The Meaning of Luck
First Man, the 2005 authorized biography of Neil Armstrong, by James R. Hansen
I've decided to take on the whole story because, hey, this was the first guy to walk on the moon. And, according to Hansen, Armstrong had no grand plans for himself. He just wanted to be an aeronautical engineer, and decided somewhere along the way that a pilot's license might make sense toward that.
It's worth noting that we're in the middle of the 40th anniversary of Apollo's busiest and most fruitful year. In less than 11 months, from December 21, 1968 to November 14, 1969, NASA launched the Saturn V, their 363-foot-tall moon rocket, five times. Two flights orbited the moon (Apollo 8 and 10); one took the lunar lander for a spin in Earth orbit (Apollo 9); and two made lunar landings (Apollo 11 and 12). Apollos 13 through 17 would come at a far less feverish pace.
At page 114 I've just concluded Armstrong's 78 combat missions in Korea. What strikes me more than any gee-whiz aspect of his life is his uncanny talent for cheating the Grim Reaper. When Dr. Vernon Noble appeared at the Wapakoneta farmhouse where Viola gave birth to Neil on August 5, 1930, the doctor noted, "Well, I cannot save the child, but we will try to save the mother." When he was eight years old, Armstrong fell 15 feet from a silver maple and, with his younger sister June watching in awe, landed flat on his back. " 'Never to trust a dead limb' was young Neil's takeaway," writes Hansen. At age 16 Armstrong gave first aid to two men who nosed in on approach to Wapakoneta's airport after hitting power lines. One of the men died, not quite in Armstrong's arms. But the kid was unfazed. "I never felt he was affected by it in any way," said his sister.
Just weeks after his 21st birthday, while making a bomb run on North Korean ground targets, a cable set up by the enemy as a booby trap for low-flying aircraft tore six feet off the right wing of his F9F Panther. He was able to get the airplane back to altitude, then back to the South Korean coast before ejecting and settling down into some rice paddies. He later learned that the explosions he heard offshore were the North Koreans mining the bay where he would have come down without the right wind. A couple weeks later, he was below decks on the carrier U.S.S. Essex when a damaged F2H Banshee bounced high during a landing attempt and smashed into a line of aircraft being moved toward the bow. In the horrible fire that ensued, four men died and many were severely burned, some of them jumping overboard. As the youngest member of his squadron, Armstrong would have been parking those airplanes and been caught right in the fire. Instead, he'd been assigned as the squadron duty officer for the day, which entailed staying below deck in the ready room. He never even saw the disaster topside, or took part in the firefighting.
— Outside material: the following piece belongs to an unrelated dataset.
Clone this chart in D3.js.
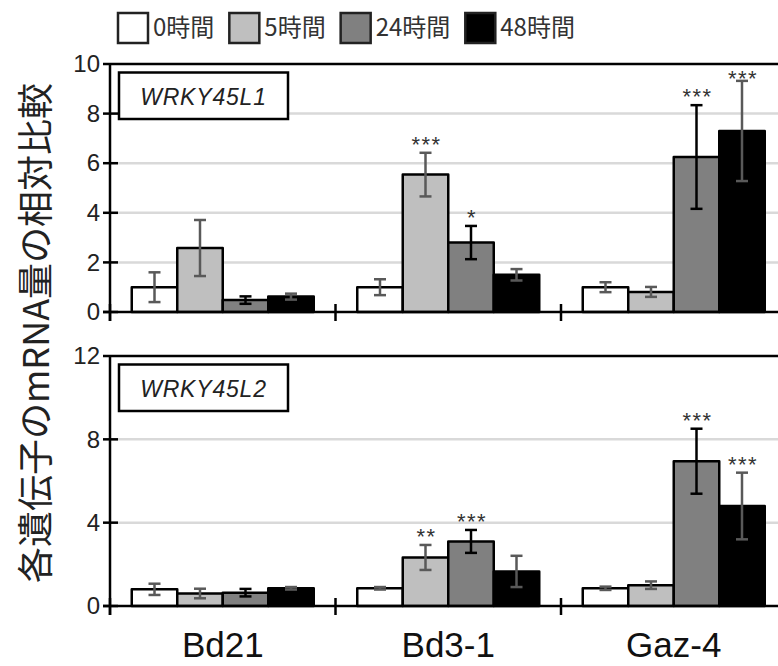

I haven't even gotten to the more harrowing scrapes with death, such as the time he looked out the window of his X-15 expecting to see Rogers Dry Lake and saw the Rose Bowl in Pasadena; or the frightening Gemini 8 mission he commanded, in which a stuck thruster during orbit sent his capsule cartwheeling wildly out of control at one revolution per second, hurling him and David Scott around like ragdolls in a dryer; or his ejection with hardly a split second to spare during a flight in a machine called the Lunar Landing Research Vehicle, affectionately dubbed the "flying bedstead" (above).
Yes, Armstrong's place in history is that classic crossroads of preparation, ambition, and one heck of a lot of lu— well, they may make up a better word for it someday, but for lack of one now, luck.